Rows from a dataset of charts and code >>
───

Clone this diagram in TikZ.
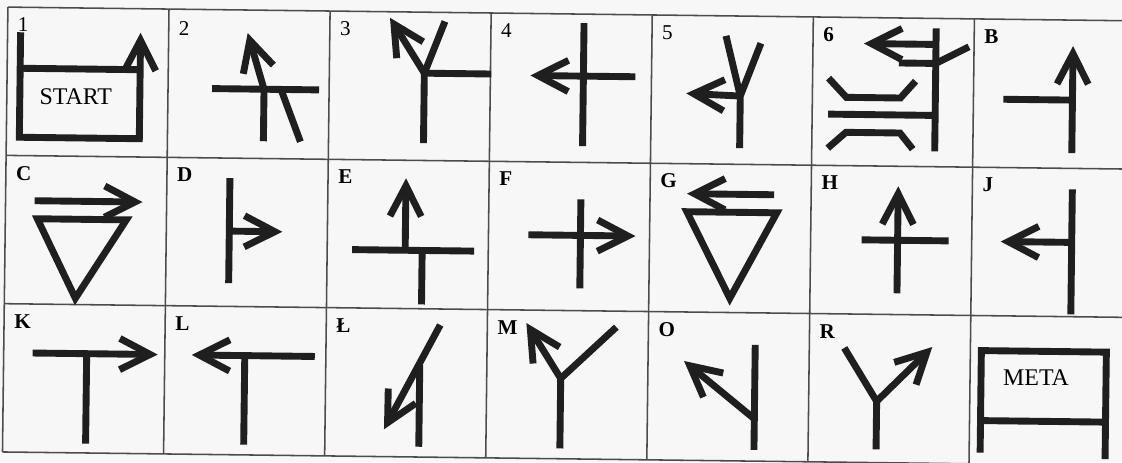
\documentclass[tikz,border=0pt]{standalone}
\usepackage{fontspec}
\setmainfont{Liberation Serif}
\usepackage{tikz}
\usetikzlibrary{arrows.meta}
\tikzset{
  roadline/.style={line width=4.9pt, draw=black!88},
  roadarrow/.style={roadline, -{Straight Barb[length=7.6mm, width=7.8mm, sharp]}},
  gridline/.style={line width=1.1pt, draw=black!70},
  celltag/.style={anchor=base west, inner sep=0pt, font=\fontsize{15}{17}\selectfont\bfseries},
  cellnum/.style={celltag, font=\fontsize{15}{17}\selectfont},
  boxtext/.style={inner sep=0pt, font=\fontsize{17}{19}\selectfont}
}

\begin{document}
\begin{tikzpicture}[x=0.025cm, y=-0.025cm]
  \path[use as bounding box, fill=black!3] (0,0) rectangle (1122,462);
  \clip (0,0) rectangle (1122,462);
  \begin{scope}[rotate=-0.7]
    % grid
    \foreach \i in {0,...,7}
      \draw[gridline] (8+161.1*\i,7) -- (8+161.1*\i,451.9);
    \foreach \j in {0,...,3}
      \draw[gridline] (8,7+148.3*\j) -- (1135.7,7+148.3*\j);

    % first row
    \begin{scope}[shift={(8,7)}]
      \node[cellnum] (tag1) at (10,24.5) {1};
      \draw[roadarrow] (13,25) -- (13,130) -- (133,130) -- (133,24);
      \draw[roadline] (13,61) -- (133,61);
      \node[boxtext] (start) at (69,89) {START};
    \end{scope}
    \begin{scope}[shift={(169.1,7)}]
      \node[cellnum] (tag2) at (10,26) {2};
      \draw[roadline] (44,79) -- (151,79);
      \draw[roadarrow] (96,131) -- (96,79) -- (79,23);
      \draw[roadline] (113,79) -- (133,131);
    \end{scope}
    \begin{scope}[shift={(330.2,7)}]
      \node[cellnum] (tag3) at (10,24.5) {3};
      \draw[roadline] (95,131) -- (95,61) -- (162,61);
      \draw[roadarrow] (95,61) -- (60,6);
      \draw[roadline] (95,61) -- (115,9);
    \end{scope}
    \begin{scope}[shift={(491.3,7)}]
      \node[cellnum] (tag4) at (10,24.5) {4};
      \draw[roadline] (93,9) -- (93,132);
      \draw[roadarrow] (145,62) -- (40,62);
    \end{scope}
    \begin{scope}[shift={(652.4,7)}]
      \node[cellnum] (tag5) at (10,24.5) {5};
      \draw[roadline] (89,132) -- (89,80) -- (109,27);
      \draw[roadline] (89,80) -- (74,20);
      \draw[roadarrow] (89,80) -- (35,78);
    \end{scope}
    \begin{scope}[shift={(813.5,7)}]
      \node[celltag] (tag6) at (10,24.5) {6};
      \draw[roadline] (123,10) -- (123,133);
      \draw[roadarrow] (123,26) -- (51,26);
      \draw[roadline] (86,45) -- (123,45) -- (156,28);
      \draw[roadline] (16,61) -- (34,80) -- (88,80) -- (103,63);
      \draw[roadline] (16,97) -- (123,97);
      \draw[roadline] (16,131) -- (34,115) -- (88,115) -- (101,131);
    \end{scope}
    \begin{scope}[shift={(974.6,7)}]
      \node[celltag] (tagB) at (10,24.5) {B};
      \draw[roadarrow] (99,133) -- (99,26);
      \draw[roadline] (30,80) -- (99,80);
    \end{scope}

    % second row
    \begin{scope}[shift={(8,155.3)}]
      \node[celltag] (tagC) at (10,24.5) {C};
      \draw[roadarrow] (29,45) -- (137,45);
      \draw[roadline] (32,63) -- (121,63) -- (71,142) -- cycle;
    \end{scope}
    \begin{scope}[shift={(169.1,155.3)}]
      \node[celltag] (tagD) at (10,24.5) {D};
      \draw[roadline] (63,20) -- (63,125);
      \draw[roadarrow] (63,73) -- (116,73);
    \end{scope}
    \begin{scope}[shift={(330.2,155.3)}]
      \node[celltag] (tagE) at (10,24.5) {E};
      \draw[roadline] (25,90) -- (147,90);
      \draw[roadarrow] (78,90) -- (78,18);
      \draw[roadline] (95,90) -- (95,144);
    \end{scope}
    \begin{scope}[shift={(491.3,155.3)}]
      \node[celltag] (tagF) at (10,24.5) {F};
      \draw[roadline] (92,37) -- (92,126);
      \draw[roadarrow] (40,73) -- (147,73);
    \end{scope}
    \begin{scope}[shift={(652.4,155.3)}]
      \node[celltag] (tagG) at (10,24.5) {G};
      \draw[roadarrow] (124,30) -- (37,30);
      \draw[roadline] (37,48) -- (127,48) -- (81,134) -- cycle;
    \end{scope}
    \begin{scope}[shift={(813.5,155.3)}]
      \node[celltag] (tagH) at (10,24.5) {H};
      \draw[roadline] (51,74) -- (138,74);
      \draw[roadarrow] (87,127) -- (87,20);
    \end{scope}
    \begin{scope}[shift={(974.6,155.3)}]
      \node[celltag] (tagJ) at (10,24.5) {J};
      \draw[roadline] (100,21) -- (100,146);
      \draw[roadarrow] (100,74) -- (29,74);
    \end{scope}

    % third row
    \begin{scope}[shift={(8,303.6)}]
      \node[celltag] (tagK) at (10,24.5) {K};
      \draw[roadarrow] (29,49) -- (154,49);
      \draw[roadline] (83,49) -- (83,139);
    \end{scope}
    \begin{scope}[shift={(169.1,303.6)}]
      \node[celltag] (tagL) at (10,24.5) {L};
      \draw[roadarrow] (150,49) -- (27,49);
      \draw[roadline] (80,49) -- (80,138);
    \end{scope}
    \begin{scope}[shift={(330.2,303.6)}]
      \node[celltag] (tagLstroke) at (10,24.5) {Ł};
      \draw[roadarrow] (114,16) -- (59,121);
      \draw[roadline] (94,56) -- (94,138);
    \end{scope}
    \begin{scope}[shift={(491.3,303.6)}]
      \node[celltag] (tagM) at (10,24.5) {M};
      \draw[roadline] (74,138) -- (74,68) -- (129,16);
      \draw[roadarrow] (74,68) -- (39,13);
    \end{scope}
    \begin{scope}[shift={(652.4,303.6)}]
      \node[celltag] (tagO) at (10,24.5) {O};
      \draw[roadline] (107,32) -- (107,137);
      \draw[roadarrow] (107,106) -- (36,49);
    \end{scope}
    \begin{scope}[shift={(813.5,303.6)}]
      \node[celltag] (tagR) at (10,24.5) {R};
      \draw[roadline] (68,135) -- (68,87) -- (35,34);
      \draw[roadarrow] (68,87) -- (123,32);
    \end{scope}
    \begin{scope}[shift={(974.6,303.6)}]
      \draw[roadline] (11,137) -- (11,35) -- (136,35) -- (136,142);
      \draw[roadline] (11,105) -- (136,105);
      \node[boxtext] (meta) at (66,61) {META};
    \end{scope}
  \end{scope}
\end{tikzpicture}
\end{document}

───

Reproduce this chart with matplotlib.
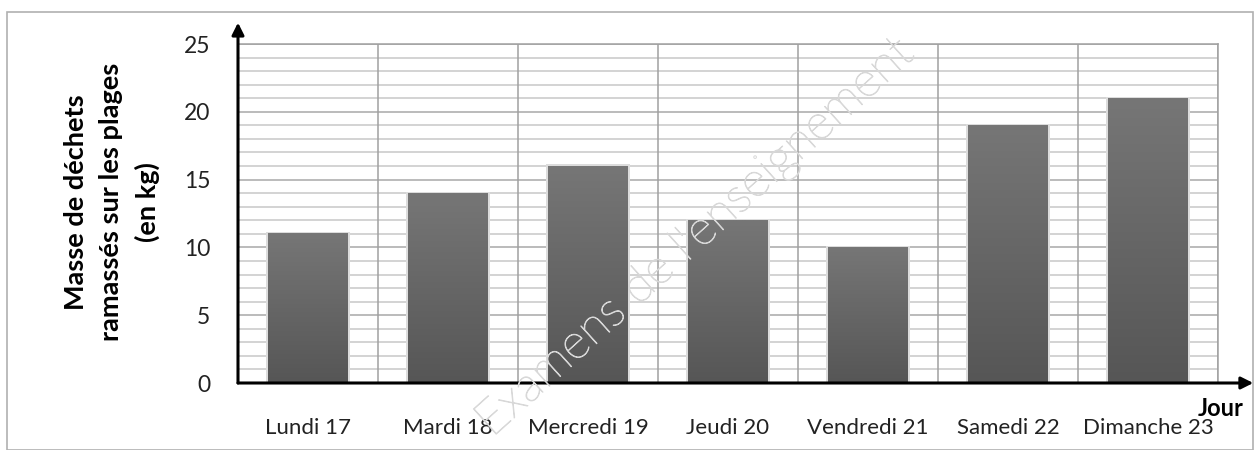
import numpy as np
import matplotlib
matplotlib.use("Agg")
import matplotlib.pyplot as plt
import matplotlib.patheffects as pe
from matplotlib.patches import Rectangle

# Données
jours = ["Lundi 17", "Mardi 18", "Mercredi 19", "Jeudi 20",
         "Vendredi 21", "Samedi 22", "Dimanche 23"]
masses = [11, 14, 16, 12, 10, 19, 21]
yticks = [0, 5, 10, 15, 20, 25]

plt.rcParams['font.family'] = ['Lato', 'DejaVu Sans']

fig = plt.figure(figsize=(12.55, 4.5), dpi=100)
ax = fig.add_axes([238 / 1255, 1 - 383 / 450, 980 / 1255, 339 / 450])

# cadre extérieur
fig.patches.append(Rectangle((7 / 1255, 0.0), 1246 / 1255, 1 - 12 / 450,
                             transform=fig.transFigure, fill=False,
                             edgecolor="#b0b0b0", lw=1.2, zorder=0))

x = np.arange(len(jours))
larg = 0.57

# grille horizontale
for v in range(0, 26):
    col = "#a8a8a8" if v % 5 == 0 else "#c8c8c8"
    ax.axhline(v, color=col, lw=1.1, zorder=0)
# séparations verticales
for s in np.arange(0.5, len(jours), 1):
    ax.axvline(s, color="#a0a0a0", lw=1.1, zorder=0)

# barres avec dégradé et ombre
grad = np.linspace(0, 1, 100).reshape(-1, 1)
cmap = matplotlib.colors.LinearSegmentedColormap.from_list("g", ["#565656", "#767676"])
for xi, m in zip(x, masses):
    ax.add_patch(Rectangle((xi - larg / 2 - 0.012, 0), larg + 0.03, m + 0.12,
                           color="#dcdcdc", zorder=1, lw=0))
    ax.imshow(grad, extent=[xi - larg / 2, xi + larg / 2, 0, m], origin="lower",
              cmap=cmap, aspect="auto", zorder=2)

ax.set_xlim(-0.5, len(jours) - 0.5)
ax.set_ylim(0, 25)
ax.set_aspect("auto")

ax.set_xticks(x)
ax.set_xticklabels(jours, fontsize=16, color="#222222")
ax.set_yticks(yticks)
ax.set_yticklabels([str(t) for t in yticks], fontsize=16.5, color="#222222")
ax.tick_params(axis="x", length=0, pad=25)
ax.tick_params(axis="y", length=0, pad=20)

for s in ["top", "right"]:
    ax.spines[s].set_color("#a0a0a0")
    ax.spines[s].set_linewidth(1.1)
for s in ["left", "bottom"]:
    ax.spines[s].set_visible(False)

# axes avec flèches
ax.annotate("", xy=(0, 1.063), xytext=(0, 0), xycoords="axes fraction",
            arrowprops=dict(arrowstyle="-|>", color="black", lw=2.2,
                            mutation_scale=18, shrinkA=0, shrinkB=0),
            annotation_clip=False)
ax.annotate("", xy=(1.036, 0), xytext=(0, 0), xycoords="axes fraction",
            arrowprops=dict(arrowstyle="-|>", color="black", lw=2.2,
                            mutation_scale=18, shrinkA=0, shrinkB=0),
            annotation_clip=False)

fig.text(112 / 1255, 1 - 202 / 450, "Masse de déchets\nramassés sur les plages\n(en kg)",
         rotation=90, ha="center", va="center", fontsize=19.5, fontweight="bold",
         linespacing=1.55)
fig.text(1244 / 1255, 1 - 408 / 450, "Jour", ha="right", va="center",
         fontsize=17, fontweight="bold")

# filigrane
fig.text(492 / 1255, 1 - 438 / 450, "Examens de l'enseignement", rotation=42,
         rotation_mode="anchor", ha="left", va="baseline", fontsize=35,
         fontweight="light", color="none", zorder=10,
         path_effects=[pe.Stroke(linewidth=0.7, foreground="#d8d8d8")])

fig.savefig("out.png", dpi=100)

───

Copy word for word every line from the one with "Reproduce this chart with matplotlib." through the one with "larg = 0.57", including both. No pictures belong in the copy.

Reproduce this chart with matplotlib.
import numpy as np
import matplotlib
matplotlib.use("Agg")
import matplotlib.pyplot as plt
import matplotlib.patheffects as pe
from matplotlib.patches import Rectangle

# Données
jours = ["Lundi 17", "Mardi 18", "Mercredi 19", "Jeudi 20",
         "Vendredi 21", "Samedi 22", "Dimanche 23"]
masses = [11, 14, 16, 12, 10, 19, 21]
yticks = [0, 5, 10, 15, 20, 25]

plt.rcParams['font.family'] = ['Lato', 'DejaVu Sans']

fig = plt.figure(figsize=(12.55, 4.5), dpi=100)
ax = fig.add_axes([238 / 1255, 1 - 383 / 450, 980 / 1255, 339 / 450])

# cadre extérieur
fig.patches.append(Rectangle((7 / 1255, 0.0), 1246 / 1255, 1 - 12 / 450,
                             transform=fig.transFigure, fill=False,
                             edgecolor="#b0b0b0", lw=1.2, zorder=0))

x = np.arange(len(jours))
larg = 0.57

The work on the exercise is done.